It was a glorious day and the toss was vital as when I looked round there was a grim realisation that there were insufficient leather chasers! Naturally I won the toss and decided to ignore the almost total lack of bowlers in the team as was hoping for a big score!
Smudger Smith and Andy Mooray opened up and against a tidy couple of wine trade bowlers managed to bosh (Smudge) and caress (Mooray) a 46 run opening partnership. Smudge falling to a straight one however opened the door and the Wine Trade stuck their foot in it and the aggressive appealer (Friar (maybe another name) Tuck) squeezed an LBW out of Junaid to remove a surprised Andy Mooray... quickest finger prize certainly went to Junaid there as he was too quick for Mr Mooray as he didn't even see it!
Mackie was the man we were all expecting to hold the innings together, but he tested gully rather early in his innings and went for not many, leaving the skipper to salvage something with Greg Unsworth... Leggsy smote some glorious drives, but then fell to a brilliant catch in the gully... these Wine Traders could certainly field! Graham Adamson came out at six and played a few nice shots before edging behind, so when Mr Culham came in next... he was on the dog and bone when he should have come in we were struggling at 90/5.
Mr Culham however is having an Indian summer and despite turbo senior being 5 years + older than a number of our team (Junaid, Alex Smith) he set about the Trade slow bowlers with a gusto. The skipper went with an out of form swipe at the slow bowler for 18, so Jelly provided some support until ambling a three destroyed his concentration and ended with his demise... turbo senior doesn't usually miss the boundary!
Junaid however came in and gave Mr Culham good support but disaster then struck when the bowler appealed to Mackie for LBW. Nobody knew why, not even Mackie, but as he woke he lifted the dreaded finger and despatched our saviour for 43 when we needed more! At Tea Mr Mackie admitted to being a very bad umpire - next week it will be the score box and bar! Freddie Linter got in on the smiting as did Junaid and Alex Smith (on debut) got off the mark and ended 1*. The view was that 155 might not be enough...

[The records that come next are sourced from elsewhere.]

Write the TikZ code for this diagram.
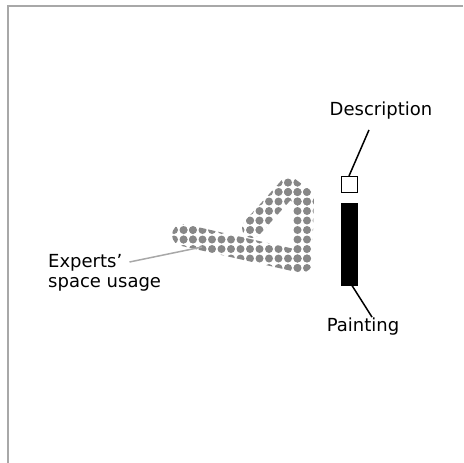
\documentclass[tikz,border=0pt]{standalone}
\usepackage{fontspec}
\setmainfont{DejaVu Sans}
\usetikzlibrary{calc,positioning}
\definecolor{frm}{HTML}{A8A8A8}
\definecolor{dotc}{HTML}{878787}
\tikzset{
  lbl/.style={font=\fontsize{18}{22}\selectfont,inner sep=0pt},
  lead/.style={line width=1.5pt,draw=black},
  glead/.style={line width=1.5pt,draw=frm},
  mark box/.style={draw=black,line width=1pt,minimum width=16pt,inner sep=0pt},
}
% grid of dots, clipped piece by piece below
\newcommand{\dotgrid}{%
  \foreach \i in {16,...,34}{\foreach \j in {17,...,30}{%
    \fill[dotc] ({3+9.5*\i},{2+9.5*\j}) circle[radius=4pt];}}}

\begin{document}
\begin{tikzpicture}[x=1pt,y=-1pt]
\useasboundingbox (0,0) rectangle (463,463);
\draw[frm,line width=2pt] (8,463) -- (8,6) -- (463,6);

% experts' path
\coordinate (pA) at (183,235);
\coordinate (pB) at (302,262);
\coordinate (pC) at (304,198);
\coordinate (pD) at (289,187);
\coordinate (pE) at (252,228);
\foreach \p/\q/\r in {pA/pB/11,pB/pC/10,pC/pD/10,pD/pE/10}{
  \begin{scope}
    \clip ($(\p)!\r pt!90:(\q)$) -- ($(\q)!\r pt!-90:(\p)$) -- ($(\q)!\r pt!90:(\p)$) -- ($(\p)!\r pt!-90:(\q)$) -- cycle;
    \dotgrid
  \end{scope}
}
\foreach \p/\r in {pA/11,pB/10.5,pC/10,pD/10,pE/10}{
  \begin{scope}
    \clip (\p) circle[radius=\r pt];
    \dotgrid
  \end{scope}
}

% painting and its description
\node[mark box,fill=white,minimum height=16pt] (dbox) at (349,184.5) {};
\node[mark box,fill=black,minimum height=82pt] (paint) at (349,244) {};

\node[lbl] (desc) at (381,111) {Description};
\node[lbl] (pnt) at (363,327) {Painting};
\node[lbl,anchor=west] (exp) at (48,263) {Experts’};
\node[lbl,anchor=west] (use) at (48,284) {space usage};

\coordinate (spot) at (202,247);
\draw[lead] (dbox.north) -- ([xshift=-12pt,yshift=-10pt]desc.south);
\draw[lead] ([xshift=3pt]paint.south) -- ([xshift=9pt,yshift=1pt]pnt.north);
\draw[glead] ([xshift=7pt,yshift=1pt]exp.east) -- (spot);
\end{tikzpicture}
\end{document}
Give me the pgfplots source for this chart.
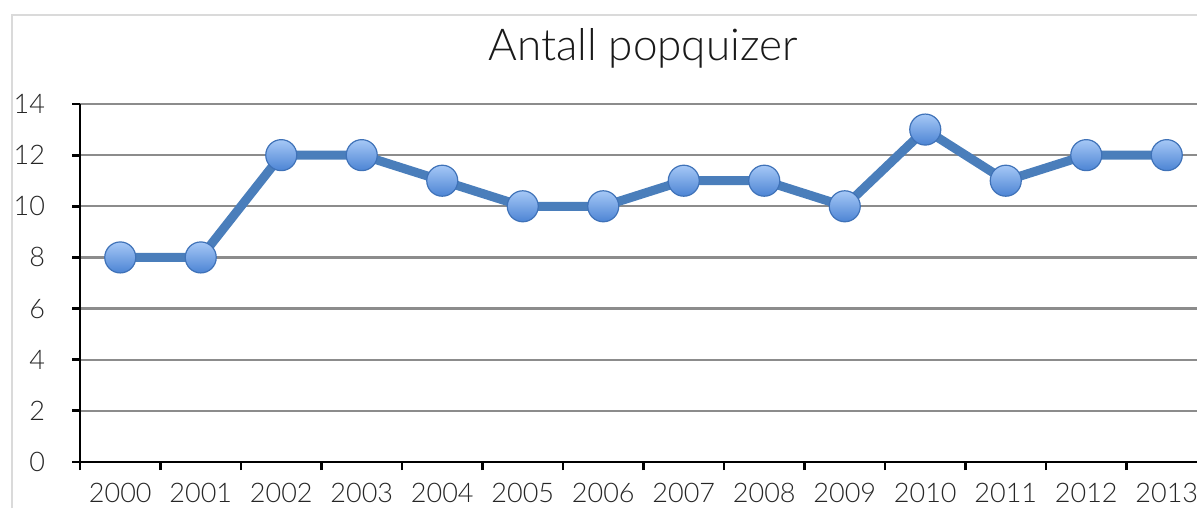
\documentclass[border=0pt]{standalone}
\usepackage{pgfplots}
\pgfplotsset{compat=1.18}
\usepackage{fontspec}
\IfFontExistsTF{Lato Light}{\setmainfont{Lato Light}}{\setmainfont{Lato}}
\definecolor{linecol}{HTML}{4A7EBB}
\definecolor{mtop}{HTML}{A6C8F6}
\definecolor{mbot}{HTML}{4C84D4}
\definecolor{mdraw}{HTML}{3F72B8}
\definecolor{gridcol}{HTML}{8C8C8C}
\definecolor{framecol}{HTML}{DADADA}

\begin{document}
\begin{tikzpicture}
% chart frame
\draw[framecol, line width=0.7pt] (6pt,0pt) -- (6pt,246.5pt) -- (598.5pt,246.5pt);
\node[font=\fontsize{22}{26}\selectfont, text=black!90] at (321.5pt,230pt) {Antall popquizer};
\begin{axis}[
    at={(40pt,23pt)}, anchor=south west,
    scale only axis, width=563.5pt, height=179pt,
    xmin=-0.5, xmax=13.5, ymin=0, ymax=14,
    axis x line*=bottom, axis y line*=left,
    axis line style={line width=1.4pt, black},
    ytick={0,2,...,14},
    xtick={-0.5,0.5,...,13.5}, xticklabels={},
    extra x ticks={0,...,13},
    extra x tick labels={2000,2001,2002,2003,2004,2005,2006,2007,2008,2009,2010,2011,2012,2013},
    extra x tick style={major tick length=0pt, grid=none},
    tick align=outside, major tick length=4pt,
    tick style={line width=1.4pt, black},
    ymajorgrids, grid style={gridcol, line width=1.1pt},
    /pgf/number format/assume math mode=true,
    tick label style={font=\fontsize{13.5}{15}\selectfont, text=black!85},
    xticklabel style={yshift=-7pt},
    yticklabel style={xshift=-10pt},
    clip=false,
]
\addplot[linecol, line width=4.5pt, line join=round,
    nodes near coords={},
    every node near coord/.append style={circle, inner sep=0pt, minimum size=15.5pt,
        anchor=center, draw=mdraw, line width=0.6pt, top color=mtop, bottom color=mbot}]
coordinates {
    (0,8)(1,8)(2,12)(3,12)(4,11)(5,10)(6,10)(7,11)(8,11)(9,10)(10,13)(11,11)(12,12)(13,12)
};
\end{axis}
\pgfresetboundingbox
\path[use as bounding box] (0,0) rectangle (598.5pt,254pt);
\end{tikzpicture}
\end{document}
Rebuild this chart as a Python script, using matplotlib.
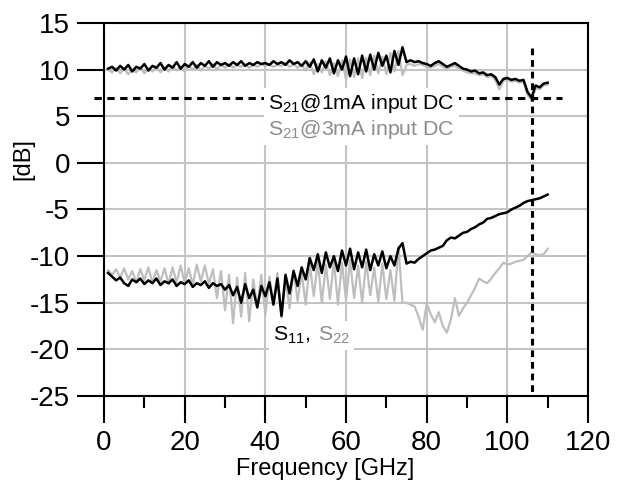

The Trade opened with a very tall left hander, who smote it many a mile I remembered from last year, and a right hander and Freddie Linter and Junaid were chosen to get amongst them. Junaid bowled beautifully with immaculate length and late inswing. A silly mid off and silly mid on were posted to encourage the right hander to drive and he obligingly missed to give the Wick an early wicket, followed by another to make Trade 27/2 with the game on. Linter bowled quite quickly and was unlucky not to snap up the leftie, but he hit very straight and hard and was scoring quickly. Junaid is only used to five over spells as is only 14, so was tiring. Mr Culham was called for as needed control and a couple of wickets... I wanted 10 overs. Disaster struck however as after three immaculate overs the Culham groin caved in.
Time for plan B. Oh no, we hadn't got a plan B!!!!!
Mackie was called for and he had a theory that he should bowl "death bowler" style - full tosses and leg theory! The older members thought line and length might be worth a try, but we were wrong as the Trade skipper slapped one of his death yorkers to Leggsy at mid on. (80/3) and with Junaid now bowled out Jelly was called for to take the pace off it. He certainly did that and the leftie who was in full flow played with much suspicion as could see more in the very slow non turning "please hit me" balls than any of us. Amazingly they played Jelly like Shane Warne on a "bunsen" for three overs when the less patient of us might have given in after one ball.
With the score on 111 for three I admit to missing the obvious as cow not posted to the frustrated leftie and Jelly too slow to go anywhere else... what were we thinking about? The moment was missed and Jelly was sussed, so nothing left but to get Alex Smith on to see how he fared. Three good overs was the answer and an unlucky Freddie Linter who got the lefties edge a couple more times only to see fly over gully and just past the 'keeper down leg.
Game over at 7.00 with leftie 86 not out. Well played we all agreed. Thankfully our ageing team not put through too much misery as the Culham groin, Jelly, myself, Smudge and Andy Mooray have been more mobile in recent history! Mackie was the star in the field though and was exceptional. Having recently come back from tour though the committee agreed he batted like a bowler, bowled like a batsman and umpired like a bowler! Yes.
Pratt of match: Mark Mackie
Man of Match: Junaid
In the bar it was a close thing between myself, Jelly, Mr Culham, Mr Marshall, Leggsie, Mooray, Cransey (who turned up to watch) for drunk of the day.
In the end Mr Culham and I dead heated as we ended up currying and drinking Cobra til we couldn't talk in the "flying brick" curry house
2 comments:
I'm sure this isn't the game i was watching on Wednesday evening - is this match report over a week late?
It arrived in the inbox of Wickman on Mon 06/08/2007 at 17:46.
Inexplicably Wickman glossed over this fine prose...
Now is there a report from Wednesday??? Or Sunday???